Notice there shouldn’t be a need to set a custom comparator or default_validation class in CQL 3 either.

If you’re paying close attention and also quite space-conscious, you may have noticed that while this alternative may work for Captain Reynolds, it’s going to cost more in space than it would have under the CQL 2 approach—since for every piece of data stored, the column name needs to be stored along with it. This is the reason for the WITH COMPACT STORAGE directive discussed in the already-mentioned schema blog. With this addition:

   CREATE TABLE seen_ships (
       day text,
       time_seen timestamp,
       shipname text,
       PRIMARY KEY (day, time_seen)
   ) WITH COMPACT STORAGE;

Mal’s data will be stored essentially the same as it was under CQL 2. One downside is that it will be trickier to add or remove columns to the model with this approach (in fact, support for adding columns to COMPACT STORAGE tables is not yet ready, and it may never be worth adding support for deleting them).

That pretty much covers the major additions to CQL. There are some smaller changes as well, but not very many. For example, column names which don’t parse as valid CQL identifiers now need to be enclosed in double quotes (in CQL 2, they had to be enclosed in single quotes, just like string literals). But we’re probably past the point here where it’s interesting enough for a blog post.

CQL 3 may not yet be as well supported as CQL 2 by Cassandra-related tools and drivers (I’m looking at you, cqlsh!) but at least minimal support should exist in all major tools and drivers, and ubiquitous first-class support is a near-term goal.

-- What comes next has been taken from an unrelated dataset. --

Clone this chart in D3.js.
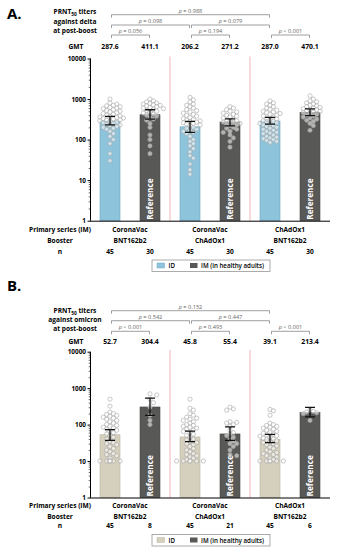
<!DOCTYPE html>
<html>
<head>
<meta charset="utf-8">
<script src="https://cdn.jsdelivr.net/npm/d3@7"></script>
<style>
  body { margin: 0; background: #fff; }
  svg text { font-family: "Open Sans", "Noto Sans", sans-serif; }
</style>
</head>
<body>
<svg id="chart" width="341" height="550"></svg>
<script>
// categories
var primarySeries = ["CoronaVac", "CoronaVac", "ChAdOx1"];
var boosters = ["BNT162b2", "ChAdOx1", "BNT162b2"];
var bars = ["ID", "IM", "ID", "IM", "ID", "IM"];
var yTicks = [1, 10, 100, 1000, 10000];

// panel A - delta
var gmtDelta = [287.6, 411.1, 206.2, 271.2, 287.0, 470.1];
var ciLowDelta = [232, 321, 150, 219, 241, 388];
var ciHighDelta = [372, 545, 280, 326, 354, 570];
var nDelta = [45, 30, 45, 30, 45, 30];
var pDelta = ["= 0.988", "= 0.098", "= 0.079", "= 0.056", "= 0.194", "< 0.001"];
var pointsDelta = [
  [1000, 800, 750, 700, 680, 650, 620, 600, 580, 550, 520, 500, 480, 460, 440, 420, 400, 380, 370, 360,
   350, 340, 330, 320, 310, 300, 290, 280, 270, 260, 250, 240, 230, 220, 210, 200, 190, 180, 160, 140,
   120, 100, 80, 45, 30],
  [1000, 900, 850, 800, 780, 750, 720, 700, 680, 650, 620, 600, 580, 550, 520, 500, 480, 450, 420, 400,
   380, 350, 320, 300, 250, 200, 130, 100, 70, 45],
  [1100, 950, 850, 750, 700, 650, 600, 550, 520, 480, 450, 420, 400, 380, 350, 330, 310, 300, 290, 280,
   270, 260, 250, 240, 230, 220, 200, 190, 180, 170, 160, 150, 140, 120, 100, 90, 80, 70, 60, 50,
   40, 35, 25, 18, 14],
  [650, 600, 550, 500, 480, 450, 420, 400, 380, 360, 340, 320, 300, 290, 280, 270, 260, 250, 240, 230,
   220, 200, 190, 180, 160, 150, 130, 110, 90, 65],
  [900, 800, 750, 700, 650, 600, 560, 530, 500, 480, 460, 440, 420, 400, 380, 360, 340, 320, 300, 290,
   280, 270, 260, 250, 240, 230, 220, 210, 200, 190, 180, 170, 160, 150, 145, 140, 130, 120, 115, 110,
   105, 100, 95, 90, 85],
  [1200, 1000, 900, 850, 800, 750, 700, 680, 650, 620, 600, 580, 560, 540, 520, 500, 480, 460, 440, 420,
   400, 380, 360, 340, 320, 300, 280, 250, 220, 170]
];

// panel B - omicron
var gmtOmicron = [52.7, 304.4, 45.8, 55.4, 39.1, 213.4];
var ciLowOmicron = [37, 180, 34, 37, 32, 163];
var ciHighOmicron = [73, 532, 66, 87, 54, 295];
var nOmicron = [45, 8, 45, 21, 45, 6];
var pOmicron = ["= 0.152", "= 0.542", "= 0.447", "< 0.001", "= 0.493", "< 0.001"];
var pointsOmicron = [
  [500, 320, 220, 200, 190, 180, 170, 160, 150, 140, 130, 120, 110, 100, 95, 90, 85, 80, 75, 70,
   65, 60, 55, 50, 45, 40, 35, 32, 30, 28, 25, 22, 20, 18, 16, 15, 14, 12, 10, 10,
   10, 10, 10, 10, 10],
  [700, 650, 500, 400, 300, 180, 130, 100],
  [500, 280, 250, 200, 180, 160, 150, 140, 130, 120, 110, 100, 95, 90, 85, 80, 75, 70, 65, 60,
   55, 50, 45, 40, 38, 35, 32, 30, 28, 25, 22, 20, 18, 16, 15, 14, 13, 12, 11, 10,
   10, 10, 10, 10, 10],
  [300, 270, 250, 120, 115, 110, 100, 90, 70, 60, 55, 50, 45, 40, 35, 30, 30, 25, 20, 15, 14],
  [260, 240, 180, 110, 100, 95, 90, 85, 80, 75, 70, 65, 60, 58, 55, 52, 50, 48, 45, 42,
   40, 38, 36, 34, 32, 30, 28, 26, 24, 22, 20, 18, 17, 16, 15, 14, 13, 12, 11, 10,
   10, 10, 10, 10, 10],
  [250, 230, 220, 210, 200, 130]
];

// comparison brackets: bar index pairs and level
var bracketPairs = [[0, 4], [0, 2], [2, 4], [0, 1], [2, 3], [4, 5]];
var bracketLevels = [0, 1, 1, 2, 2, 2];

var svg = d3.select("#chart");
var x = d3.scaleBand().domain(d3.range(6)).range([90, 330]).paddingInner(0.5).paddingOuter(0.25);

function drawPanel(cfg) {
  var g = svg.append("g");
  var y = d3.scaleLog().domain([1, 10000]).range([cfg.y0, cfg.y1]);
  var cx = function (i) { return x(i) + x.bandwidth() / 2; };

  g.append("text").attr("x", 7).attr("y", cfg.letterY)
    .attr("font-size", 15).attr("font-weight", 700).text(cfg.letter);

  // header
  var head = g.append("text").attr("text-anchor", "middle").attr("font-size", 6.6).attr("font-weight", 700);
  var l1 = head.append("tspan").attr("x", 75).attr("y", cfg.headY[0]).text("PRNT");
  l1.append("tspan").attr("font-size", 4.8).attr("dy", 1.5).text("50");
  l1.append("tspan").attr("dy", -1.5).text(" titers");
  head.append("tspan").attr("x", 75).attr("y", cfg.headY[1]).text(cfg.against);
  head.append("tspan").attr("x", 75).attr("y", cfg.headY[2]).text("at post-boost");

  // brackets
  bracketPairs.forEach(function (p, k) {
    var by = cfg.bracketY[bracketLevels[k]];
    var xa = cx(p[0]) + 1.5, xb = cx(p[1]) - 0.5;
    g.append("path")
      .attr("d", "M" + xa + "," + (by + 3) + "V" + by + "H" + xb + "V" + (by + 3))
      .attr("fill", "none").attr("stroke", "#777").attr("stroke-width", 0.7);
    var t = g.append("text").attr("x", (xa + xb) / 2).attr("y", by - 2.2)
      .attr("text-anchor", "middle").attr("font-size", 5.6).attr("fill", "#666");
    t.append("tspan").attr("font-style", "italic").text("p");
    t.append("tspan").text(" " + cfg.p[k]);
  });

  // GMT row
  g.append("text").attr("x", 76).attr("y", cfg.gmtY).attr("text-anchor", "middle")
    .attr("font-size", 6.6).attr("font-weight", 700).text("GMT");
  g.selectAll(".gmt").data(cfg.gmt).enter().append("text")
    .attr("x", function (d, i) { return cx(i); }).attr("y", cfg.gmtY)
    .attr("text-anchor", "middle").attr("font-size", 6.8).attr("font-weight", 700)
    .text(function (d) { return d.toFixed(1); });

  // red separators
  [2, 4].forEach(function (i) {
    var sx = x(i) - 10;
    g.append("line").attr("x1", sx).attr("x2", sx).attr("y1", cfg.y1 - 2).attr("y2", cfg.y0)
      .attr("stroke", "#eaa3a3").attr("stroke-width", 0.8);
  });

  // bars
  g.selectAll(".bar").data(cfg.gmt).enter().append("rect")
    .attr("x", function (d, i) { return x(i); })
    .attr("y", function (d) { return y(d); })
    .attr("width", x.bandwidth())
    .attr("height", function (d) { return cfg.y0 - y(d); })
    .attr("fill", function (d, i) { return bars[i] === "ID" ? cfg.idColor : "#585856"; })
    .attr("stroke", function (d, i) { return bars[i] === "ID" ? cfg.idStroke : "#4a4a48"; })
    .attr("stroke-width", 0.6);

  // reference labels
  g.selectAll(".ref").data(cfg.gmt.filter(function (d, i) { return bars[i] === "IM"; })).enter()
    .append("text")
    .attr("transform", function (d, k) { return "translate(" + (cx(k * 2 + 1) + 3) + "," + (cfg.y0 - 1) + ") rotate(-90)"; })
    .attr("fill", "#fff").attr("font-size", 8.2).attr("font-weight", 700).text("Reference");

  // points (simple dodge layout)
  var r = 2.1;
  cfg.points.forEach(function (vals, i) {
    var placed = [];
    vals.forEach(function (v) {
      var py = y(v);
      var offs = [0, 1, -1, 2, -2, 3, -3, 4, -4];
      var px = cx(i);
      for (var k = 0; k < offs.length; k++) {
        var tx = cx(i) + offs[k] * r * 1.6;
        var ok = placed.every(function (q) { return Math.hypot(q[0] - tx, q[1] - py) >= r * 1.7; });
        if (ok) { px = tx; break; }
      }
      placed.push([px, py]);
    });
    g.selectAll(".pt" + i).data(placed).enter().append("circle")
      .attr("cx", function (d) { return d[0]; }).attr("cy", function (d) { return d[1]; })
      .attr("r", r).attr("fill", "#fff").attr("fill-opacity", 0.55)
      .attr("stroke", "#a5a5a5").attr("stroke-width", 0.6);
  });

  // error bars
  cfg.gmt.forEach(function (d, i) {
    var c = cx(i), lo = y(cfg.ciLow[i]), hi = y(cfg.ciHigh[i]);
    g.append("path")
      .attr("d", "M" + (c - 5) + "," + hi + "H" + (c + 5) + "M" + c + "," + hi + "V" + lo + "M" + (c - 5) + "," + lo + "H" + (c + 5))
      .attr("stroke", "#111").attr("stroke-width", 1.3).attr("fill", "none");
  });

  // axes
  var minor = [];
  for (var e = 0; e < 4; e++) for (var m = 2; m < 10; m++) minor.push(m * Math.pow(10, e));
  g.append("g").attr("transform", "translate(90.5,0)")
    .call(d3.axisLeft(y).tickValues(minor).tickSize(1.8).tickFormat(""))
    .call(function (a) { a.select(".domain").remove(); a.selectAll("line").attr("stroke-width", 0.6); });
  g.append("g").attr("transform", "translate(90.5,0)")
    .call(d3.axisLeft(y).tickValues(yTicks).tickSize(3).tickPadding(1.5).tickFormat(d3.format("d")))
    .call(function (a) {
      a.select(".domain").attr("d", "M0," + cfg.y1 + "V" + cfg.y0);
      a.selectAll("text").attr("font-size", 6.4).attr("font-weight", 700).attr("fill", "#000")
        .style("font-family", "'Open Sans', sans-serif");
    });
  g.append("line").attr("x1", 90).attr("x2", 330).attr("y1", cfg.y0 + 0.5).attr("y2", cfg.y0 + 0.5)
    .attr("stroke", "#000").attr("stroke-width", 1);

  // bottom rows
  var rows = [["Primary series (IM)", cfg.rowY[0]], ["Booster", cfg.rowY[1]], ["n", cfg.rowY[2]]];
  rows.forEach(function (rw) {
    g.append("text").attr("x", 60).attr("y", rw[1]).attr("text-anchor", "middle")
      .attr("font-size", 6.6).attr("font-weight", 700).text(rw[0]);
  });
  primarySeries.forEach(function (s, j) {
    var gx = (cx(j * 2) + cx(j * 2 + 1)) / 2;
    g.append("text").attr("x", gx).attr("y", cfg.rowY[0]).attr("text-anchor", "middle")
      .attr("font-size", 6.6).attr("font-weight", 700).text(s);
    g.append("text").attr("x", gx).attr("y", cfg.rowY[1]).attr("text-anchor", "middle")
      .attr("font-size", 6.6).attr("font-weight", 700).text(boosters[j]);
  });
  g.selectAll(".n").data(cfg.n).enter().append("text")
    .attr("x", function (d, i) { return cx(i); }).attr("y", cfg.rowY[2])
    .attr("text-anchor", "middle").attr("font-size", 6.6).attr("font-weight", 700)
    .text(function (d) { return d; });

  // legend
  var lg = g.append("g").attr("transform", "translate(152," + cfg.legendY + ")");
  lg.append("rect").attr("width", 118).attr("height", 11.5).attr("fill", "#fff")
    .attr("stroke", "#888").attr("stroke-width", 0.7);
  lg.append("rect").attr("x", 5).attr("y", 3).attr("width", 7.5).attr("height", 5)
    .attr("fill", cfg.idColor).attr("stroke", cfg.idStroke).attr("stroke-width", 0.5);
  lg.append("text").attr("x", 16.5).attr("y", 8.3).attr("font-size", 6.2).attr("font-weight", 600).text("ID");
  lg.append("rect").attr("x", 38).attr("y", 3).attr("width", 7.5).attr("height", 5).attr("fill", "#585856");
  lg.append("text").attr("x", 49).attr("y", 8.3).attr("font-size", 6.2).attr("font-weight", 600)
    .text("IM (in healthy adults)");
}

drawPanel({
  letter: "A.", letterY: 19, against: "against delta",
  headY: [14, 23.5, 32.5], bracketY: [14.7, 25, 35], gmtY: 48.5,
  y0: 220.7, y1: 58.5,
  gmt: gmtDelta, ciLow: ciLowDelta, ciHigh: ciHighDelta, n: nDelta, p: pDelta, points: pointsDelta,
  idColor: "#8ec4db", idStroke: "#6ea6bf",
  rowY: [231.5, 243, 254], legendY: 260
});

drawPanel({
  letter: "B.", letterY: 291, against: "against omicron",
  headY: [313, 322, 330.5], bracketY: [310.7, 320.7, 331.3], gmtY: 344,
  y0: 497.5, y1: 351.7,
  gmt: gmtOmicron, ciLow: ciLowOmicron, ciHigh: ciHighOmicron, n: nOmicron, p: pOmicron, points: pointsOmicron,
  idColor: "#d5cfbd", idStroke: "#bdb6a2",
  rowY: [508, 519, 527.5], legendY: 534.5
});
</script>
</body>
</html>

EDIT 2012-04-21 15:07 UTC – clarified that no functionality has been removed in CQL 3.
EDIT 2012-04-21 15:11 UTC – changed claim about possibility of adding columns to COMPACT STORAGE- apparently support is in the works
EDIT 2012-04-23 15:58 UTC – fixed link to previous schema blog post
EDIT 2012-04-30 21:25 UTC – fixed argument to python cql.connect() function for getting CQL 3.
EDIT 2012-08-19 04:31 UTC – quoted “true” and “false” literals to be valid modern CQL 3.